- _Task brief_: Extract the lines of the material below, beginning with the first and ending with the line that holds "20, 16, 11, 8]". Skip every picture.

- _Data provided_:
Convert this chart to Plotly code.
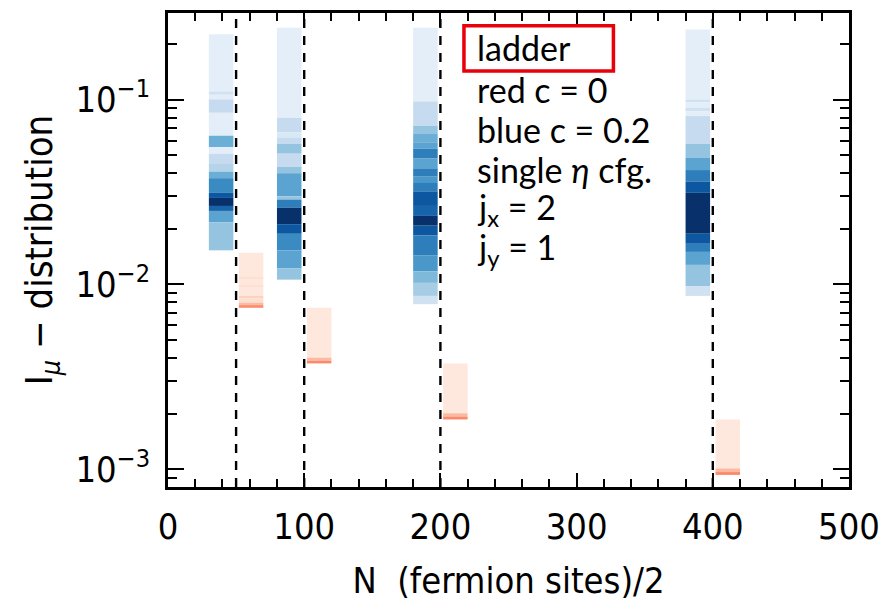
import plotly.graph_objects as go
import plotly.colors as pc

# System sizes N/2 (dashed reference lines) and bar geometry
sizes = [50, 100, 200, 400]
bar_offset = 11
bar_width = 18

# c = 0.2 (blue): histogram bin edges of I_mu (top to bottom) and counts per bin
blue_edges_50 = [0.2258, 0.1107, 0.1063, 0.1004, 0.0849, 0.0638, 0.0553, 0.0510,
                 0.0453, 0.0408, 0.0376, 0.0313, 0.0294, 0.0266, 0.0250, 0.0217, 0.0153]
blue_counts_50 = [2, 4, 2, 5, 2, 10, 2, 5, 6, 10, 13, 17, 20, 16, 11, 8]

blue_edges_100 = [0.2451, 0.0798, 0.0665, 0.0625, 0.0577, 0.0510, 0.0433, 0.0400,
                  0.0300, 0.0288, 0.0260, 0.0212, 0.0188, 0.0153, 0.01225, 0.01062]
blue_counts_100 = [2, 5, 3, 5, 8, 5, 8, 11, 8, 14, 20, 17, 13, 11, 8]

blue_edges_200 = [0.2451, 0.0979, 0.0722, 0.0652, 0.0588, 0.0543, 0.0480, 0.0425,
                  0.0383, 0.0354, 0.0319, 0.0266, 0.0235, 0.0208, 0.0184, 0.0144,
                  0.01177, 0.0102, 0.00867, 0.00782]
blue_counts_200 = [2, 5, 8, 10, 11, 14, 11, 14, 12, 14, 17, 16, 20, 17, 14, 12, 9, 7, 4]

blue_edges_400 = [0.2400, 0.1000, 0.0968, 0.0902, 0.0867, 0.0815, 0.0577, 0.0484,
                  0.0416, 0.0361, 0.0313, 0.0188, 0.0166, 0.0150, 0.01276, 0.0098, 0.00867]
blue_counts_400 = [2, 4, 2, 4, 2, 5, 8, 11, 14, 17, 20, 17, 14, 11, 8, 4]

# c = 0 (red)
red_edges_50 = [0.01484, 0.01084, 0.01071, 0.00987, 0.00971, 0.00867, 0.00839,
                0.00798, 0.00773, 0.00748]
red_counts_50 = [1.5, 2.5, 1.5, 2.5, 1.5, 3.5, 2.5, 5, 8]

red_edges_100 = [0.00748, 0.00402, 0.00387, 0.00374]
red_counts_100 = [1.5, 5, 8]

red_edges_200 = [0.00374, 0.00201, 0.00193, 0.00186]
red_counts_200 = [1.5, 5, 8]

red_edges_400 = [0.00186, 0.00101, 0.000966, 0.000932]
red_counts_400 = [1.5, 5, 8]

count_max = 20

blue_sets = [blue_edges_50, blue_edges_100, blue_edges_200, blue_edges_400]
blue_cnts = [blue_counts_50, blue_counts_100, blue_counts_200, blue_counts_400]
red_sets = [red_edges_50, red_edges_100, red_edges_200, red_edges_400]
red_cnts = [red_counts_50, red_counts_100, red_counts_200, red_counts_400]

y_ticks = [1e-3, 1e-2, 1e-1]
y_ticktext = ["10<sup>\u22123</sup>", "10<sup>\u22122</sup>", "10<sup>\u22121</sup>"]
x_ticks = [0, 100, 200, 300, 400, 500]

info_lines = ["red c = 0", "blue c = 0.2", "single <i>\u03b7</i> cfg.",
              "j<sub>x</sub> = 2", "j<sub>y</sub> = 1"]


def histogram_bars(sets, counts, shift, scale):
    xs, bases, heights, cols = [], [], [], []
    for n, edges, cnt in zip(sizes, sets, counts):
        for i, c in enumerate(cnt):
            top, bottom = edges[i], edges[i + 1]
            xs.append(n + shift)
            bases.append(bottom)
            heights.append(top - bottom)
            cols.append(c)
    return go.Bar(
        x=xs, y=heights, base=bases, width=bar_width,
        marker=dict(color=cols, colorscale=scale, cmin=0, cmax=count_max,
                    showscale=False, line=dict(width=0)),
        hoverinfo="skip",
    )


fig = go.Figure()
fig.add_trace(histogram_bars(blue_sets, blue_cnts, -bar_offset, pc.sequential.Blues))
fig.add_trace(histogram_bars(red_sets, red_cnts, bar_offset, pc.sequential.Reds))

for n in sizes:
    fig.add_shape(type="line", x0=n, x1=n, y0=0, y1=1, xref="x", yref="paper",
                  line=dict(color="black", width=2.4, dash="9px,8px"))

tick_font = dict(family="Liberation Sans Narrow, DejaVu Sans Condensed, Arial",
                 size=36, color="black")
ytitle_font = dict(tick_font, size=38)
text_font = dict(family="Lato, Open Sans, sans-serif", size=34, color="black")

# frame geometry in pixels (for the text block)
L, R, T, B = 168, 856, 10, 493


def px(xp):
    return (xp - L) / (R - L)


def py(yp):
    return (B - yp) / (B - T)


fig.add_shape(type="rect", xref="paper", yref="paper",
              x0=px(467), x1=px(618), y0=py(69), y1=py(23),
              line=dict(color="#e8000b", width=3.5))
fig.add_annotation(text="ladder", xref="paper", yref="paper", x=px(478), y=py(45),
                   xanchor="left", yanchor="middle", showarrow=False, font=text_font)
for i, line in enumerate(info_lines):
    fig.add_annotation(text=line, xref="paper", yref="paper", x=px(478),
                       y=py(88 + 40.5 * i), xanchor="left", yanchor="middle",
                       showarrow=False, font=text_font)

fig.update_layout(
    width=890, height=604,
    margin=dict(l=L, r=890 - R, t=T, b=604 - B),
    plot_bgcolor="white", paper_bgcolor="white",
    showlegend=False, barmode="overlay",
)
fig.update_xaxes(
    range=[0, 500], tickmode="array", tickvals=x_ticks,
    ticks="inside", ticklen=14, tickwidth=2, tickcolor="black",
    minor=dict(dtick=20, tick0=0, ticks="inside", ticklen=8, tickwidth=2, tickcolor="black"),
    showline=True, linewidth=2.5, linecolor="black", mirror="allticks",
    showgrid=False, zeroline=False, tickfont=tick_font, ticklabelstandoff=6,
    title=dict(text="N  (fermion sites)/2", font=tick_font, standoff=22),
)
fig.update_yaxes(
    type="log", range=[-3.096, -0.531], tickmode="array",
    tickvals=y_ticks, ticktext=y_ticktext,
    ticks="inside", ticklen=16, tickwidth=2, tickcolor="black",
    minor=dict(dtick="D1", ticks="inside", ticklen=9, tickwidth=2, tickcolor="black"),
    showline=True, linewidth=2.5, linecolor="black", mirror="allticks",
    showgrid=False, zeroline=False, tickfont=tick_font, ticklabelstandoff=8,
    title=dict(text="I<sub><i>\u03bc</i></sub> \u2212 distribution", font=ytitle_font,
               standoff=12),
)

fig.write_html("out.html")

- _Task response_:
Convert this chart to Plotly code.
import plotly.graph_objects as go
import plotly.colors as pc

# System sizes N/2 (dashed reference lines) and bar geometry
sizes = [50, 100, 200, 400]
bar_offset = 11
bar_width = 18

# c = 0.2 (blue): histogram bin edges of I_mu (top to bottom) and counts per bin
blue_edges_50 = [0.2258, 0.1107, 0.1063, 0.1004, 0.0849, 0.0638, 0.0553, 0.0510,
                 0.0453, 0.0408, 0.0376, 0.0313, 0.0294, 0.0266, 0.0250, 0.0217, 0.0153]
blue_counts_50 = [2, 4, 2, 5, 2, 10, 2, 5, 6, 10, 13, 17, 20, 16, 11, 8]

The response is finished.